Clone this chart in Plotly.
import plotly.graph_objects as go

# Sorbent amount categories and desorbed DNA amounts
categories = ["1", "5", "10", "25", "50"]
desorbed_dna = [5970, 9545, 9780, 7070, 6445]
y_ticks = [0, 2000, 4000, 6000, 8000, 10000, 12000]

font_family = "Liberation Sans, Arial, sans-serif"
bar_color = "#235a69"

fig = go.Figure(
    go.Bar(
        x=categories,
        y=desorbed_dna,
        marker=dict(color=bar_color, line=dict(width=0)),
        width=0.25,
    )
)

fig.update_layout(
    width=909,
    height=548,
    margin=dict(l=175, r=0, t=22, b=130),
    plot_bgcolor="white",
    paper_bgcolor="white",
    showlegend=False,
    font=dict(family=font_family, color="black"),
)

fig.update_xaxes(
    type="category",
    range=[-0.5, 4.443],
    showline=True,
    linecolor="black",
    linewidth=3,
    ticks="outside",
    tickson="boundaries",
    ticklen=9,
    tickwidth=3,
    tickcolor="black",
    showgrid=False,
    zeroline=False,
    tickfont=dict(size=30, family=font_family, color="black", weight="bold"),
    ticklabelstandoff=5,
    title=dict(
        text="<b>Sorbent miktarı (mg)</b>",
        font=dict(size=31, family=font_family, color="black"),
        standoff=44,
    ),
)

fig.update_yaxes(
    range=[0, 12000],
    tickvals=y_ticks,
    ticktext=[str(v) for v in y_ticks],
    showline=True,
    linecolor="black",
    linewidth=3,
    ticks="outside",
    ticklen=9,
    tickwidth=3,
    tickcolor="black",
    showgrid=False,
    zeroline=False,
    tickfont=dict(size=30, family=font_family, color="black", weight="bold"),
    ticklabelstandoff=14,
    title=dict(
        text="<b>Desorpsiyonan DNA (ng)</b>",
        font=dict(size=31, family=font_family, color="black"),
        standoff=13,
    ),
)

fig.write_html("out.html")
########
**WHAT IS NEEDED:**
Quote each line above in full, word for word.

**RESPONSE:**
Clone this chart in Plotly.
import plotly.graph_objects as go

# Sorbent amount categories and desorbed DNA amounts
categories = ["1", "5", "10", "25", "50"]
desorbed_dna = [5970, 9545, 9780, 7070, 6445]
y_ticks = [0, 2000, 4000, 6000, 8000, 10000, 12000]

font_family = "Liberation Sans, Arial, sans-serif"
bar_color = "#235a69"

fig = go.Figure(
    go.Bar(
        x=categories,
        y=desorbed_dna,
        marker=dict(color=bar_color, line=dict(width=0)),
        width=0.25,
    )
)

fig.update_layout(
    width=909,
    height=548,
    margin=dict(l=175, r=0, t=22, b=130),
    plot_bgcolor="white",
    paper_bgcolor="white",
    showlegend=False,
    font=dict(family=font_family, color="black"),
)

fig.update_xaxes(
    type="category",
    range=[-0.5, 4.443],
    showline=True,
    linecolor="black",
    linewidth=3,
    ticks="outside",
    tickson="boundaries",
    ticklen=9,
    tickwidth=3,
    tickcolor="black",
    showgrid=False,
    zeroline=False,
    tickfont=dict(size=30, family=font_family, color="black", weight="bold"),
    ticklabelstandoff=5,
    title=dict(
        text="<b>Sorbent miktarı (mg)</b>",
        font=dict(size=31, family=font_family, color="black"),
        standoff=44,
    ),
)

fig.update_yaxes(
    range=[0, 12000],
    tickvals=y_ticks,
    ticktext=[str(v) for v in y_ticks],
    showline=True,
    linecolor="black",
    linewidth=3,
    ticks="outside",
    ticklen=9,
    tickwidth=3,
    tickcolor="black",
    showgrid=False,
    zeroline=False,
    tickfont=dict(size=30, family=font_family, color="black", weight="bold"),
    ticklabelstandoff=14,
    title=dict(
        text="<b>Desorpsiyonan DNA (ng)</b>",
        font=dict(size=31, family=font_family, color="black"),
        standoff=13,
    ),
)

fig.write_html("out.html")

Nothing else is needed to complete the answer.